(RECORDED INFORMATION)
----------
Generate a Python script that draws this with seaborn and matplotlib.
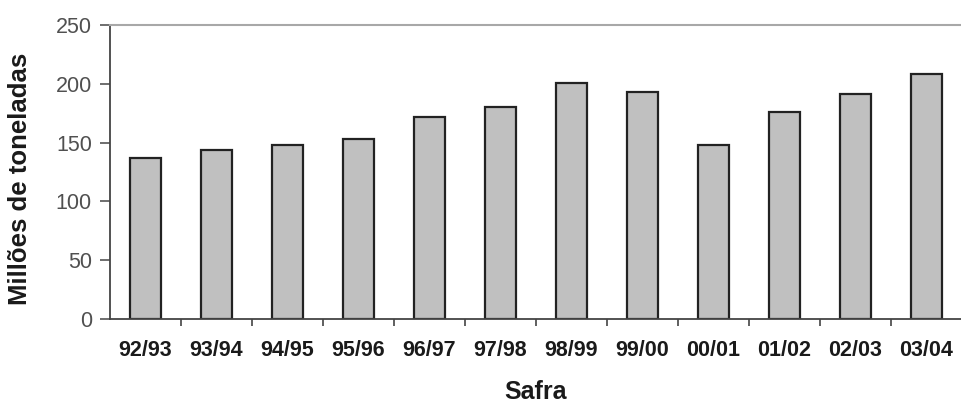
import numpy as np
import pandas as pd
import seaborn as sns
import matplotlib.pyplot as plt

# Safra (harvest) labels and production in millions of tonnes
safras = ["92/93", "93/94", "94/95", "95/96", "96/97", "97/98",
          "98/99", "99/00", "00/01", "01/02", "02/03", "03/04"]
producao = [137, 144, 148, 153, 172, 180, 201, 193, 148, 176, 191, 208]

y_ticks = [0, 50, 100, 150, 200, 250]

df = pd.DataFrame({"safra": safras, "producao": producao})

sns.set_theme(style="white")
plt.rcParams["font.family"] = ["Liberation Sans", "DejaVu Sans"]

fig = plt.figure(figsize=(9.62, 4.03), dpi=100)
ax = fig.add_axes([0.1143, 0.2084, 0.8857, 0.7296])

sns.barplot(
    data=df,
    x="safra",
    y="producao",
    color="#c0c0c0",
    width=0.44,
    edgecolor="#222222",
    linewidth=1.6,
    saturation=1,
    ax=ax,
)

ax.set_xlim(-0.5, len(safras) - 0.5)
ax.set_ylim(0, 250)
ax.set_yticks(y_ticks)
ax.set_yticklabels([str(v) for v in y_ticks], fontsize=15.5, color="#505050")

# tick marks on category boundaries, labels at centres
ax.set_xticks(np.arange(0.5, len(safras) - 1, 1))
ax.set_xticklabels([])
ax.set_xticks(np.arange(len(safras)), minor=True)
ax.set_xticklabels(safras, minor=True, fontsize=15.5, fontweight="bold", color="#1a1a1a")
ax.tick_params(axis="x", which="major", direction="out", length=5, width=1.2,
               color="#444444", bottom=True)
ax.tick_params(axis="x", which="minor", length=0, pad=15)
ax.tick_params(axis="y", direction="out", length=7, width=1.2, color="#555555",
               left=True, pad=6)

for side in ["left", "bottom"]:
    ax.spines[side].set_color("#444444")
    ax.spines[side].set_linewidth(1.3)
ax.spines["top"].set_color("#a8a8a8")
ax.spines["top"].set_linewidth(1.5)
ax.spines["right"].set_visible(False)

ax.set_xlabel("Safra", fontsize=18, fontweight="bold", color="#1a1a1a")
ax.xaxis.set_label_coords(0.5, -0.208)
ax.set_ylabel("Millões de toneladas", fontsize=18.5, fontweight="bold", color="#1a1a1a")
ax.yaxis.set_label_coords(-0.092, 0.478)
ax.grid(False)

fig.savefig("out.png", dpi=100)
----------
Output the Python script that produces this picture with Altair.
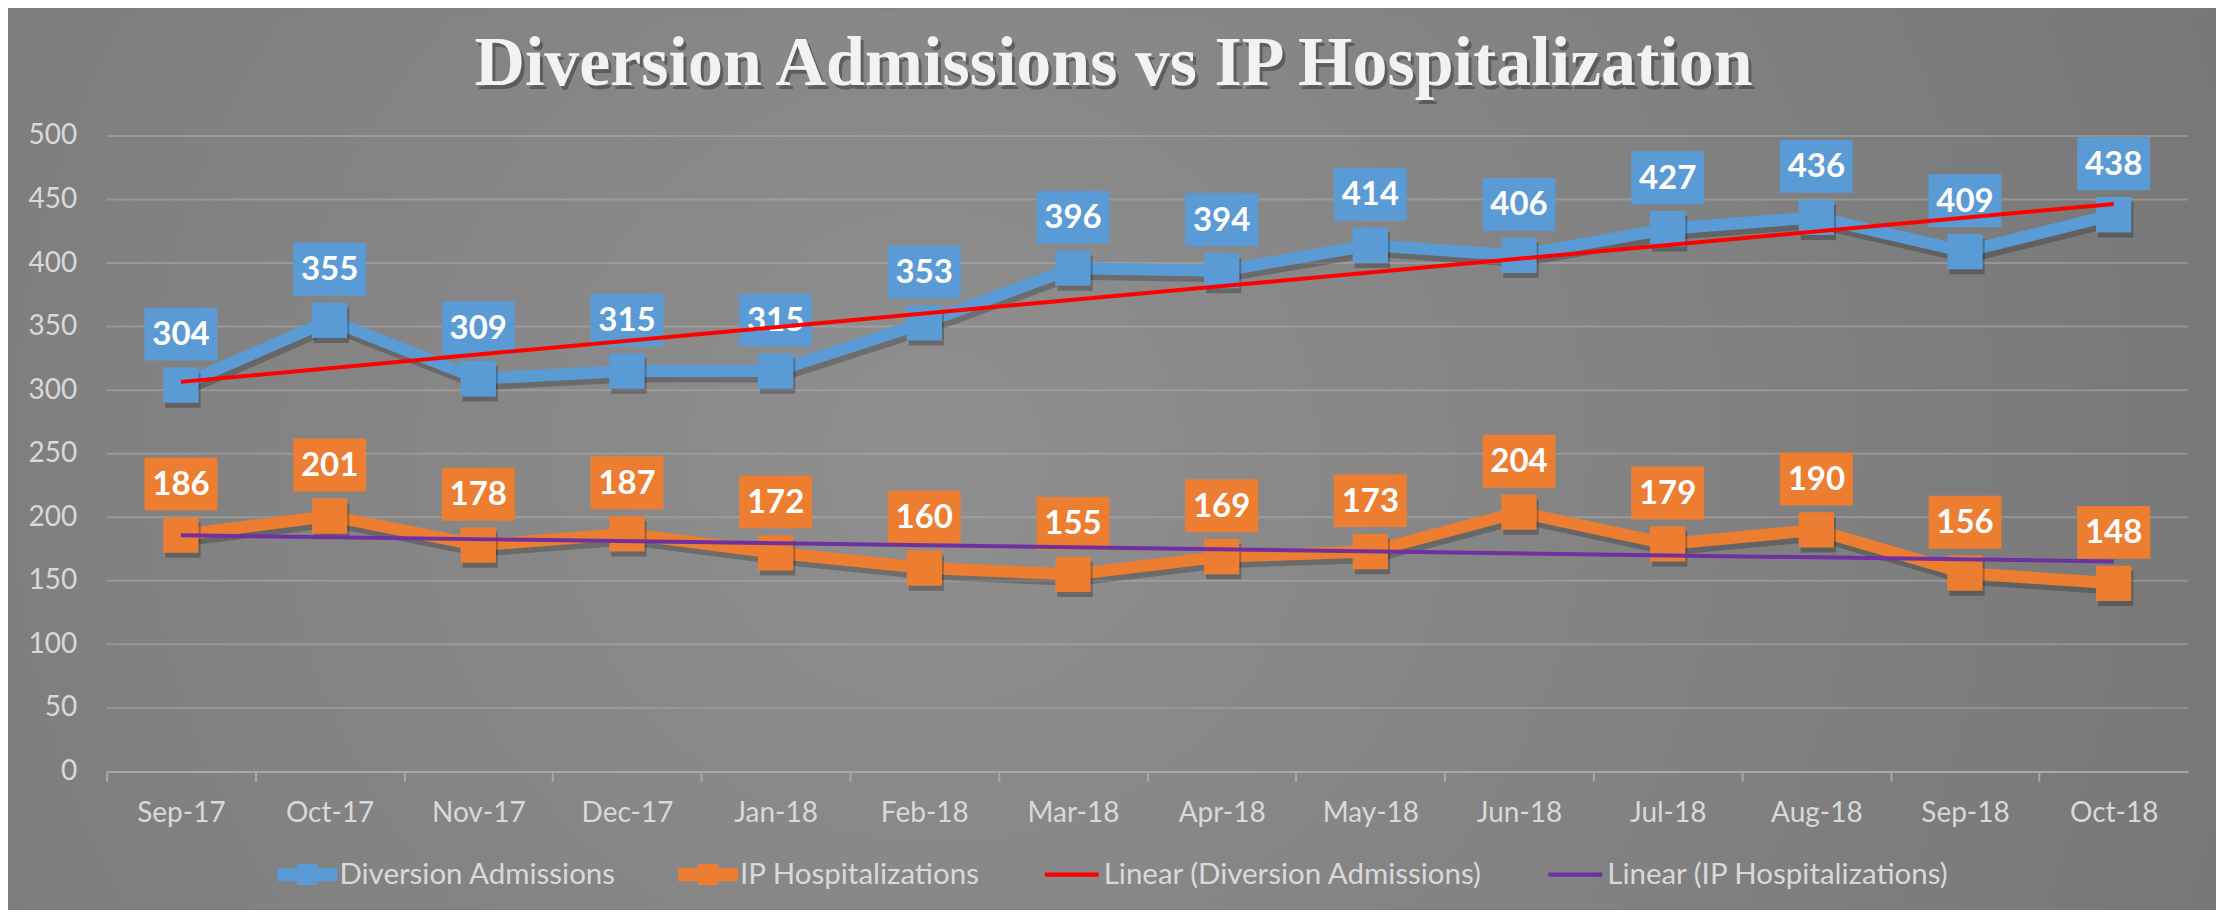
----------
(TASK TO COMPLETE) From the listing above, restate verbatim the lines running from the one with "Generate a Python" through the one with "ax = fig.add_axes([0.1143, 0.2084, 0.8857, 0.7296])", inclusive, but not the pictures.

(THE REPLY)
Generate a Python script that draws this with seaborn and matplotlib.
import numpy as np
import pandas as pd
import seaborn as sns
import matplotlib.pyplot as plt

# Safra (harvest) labels and production in millions of tonnes
safras = ["92/93", "93/94", "94/95", "95/96", "96/97", "97/98",
          "98/99", "99/00", "00/01", "01/02", "02/03", "03/04"]
producao = [137, 144, 148, 153, 172, 180, 201, 193, 148, 176, 191, 208]

y_ticks = [0, 50, 100, 150, 200, 250]

df = pd.DataFrame({"safra": safras, "producao": producao})

sns.set_theme(style="white")
plt.rcParams["font.family"] = ["Liberation Sans", "DejaVu Sans"]

fig = plt.figure(figsize=(9.62, 4.03), dpi=100)
ax = fig.add_axes([0.1143, 0.2084, 0.8857, 0.7296])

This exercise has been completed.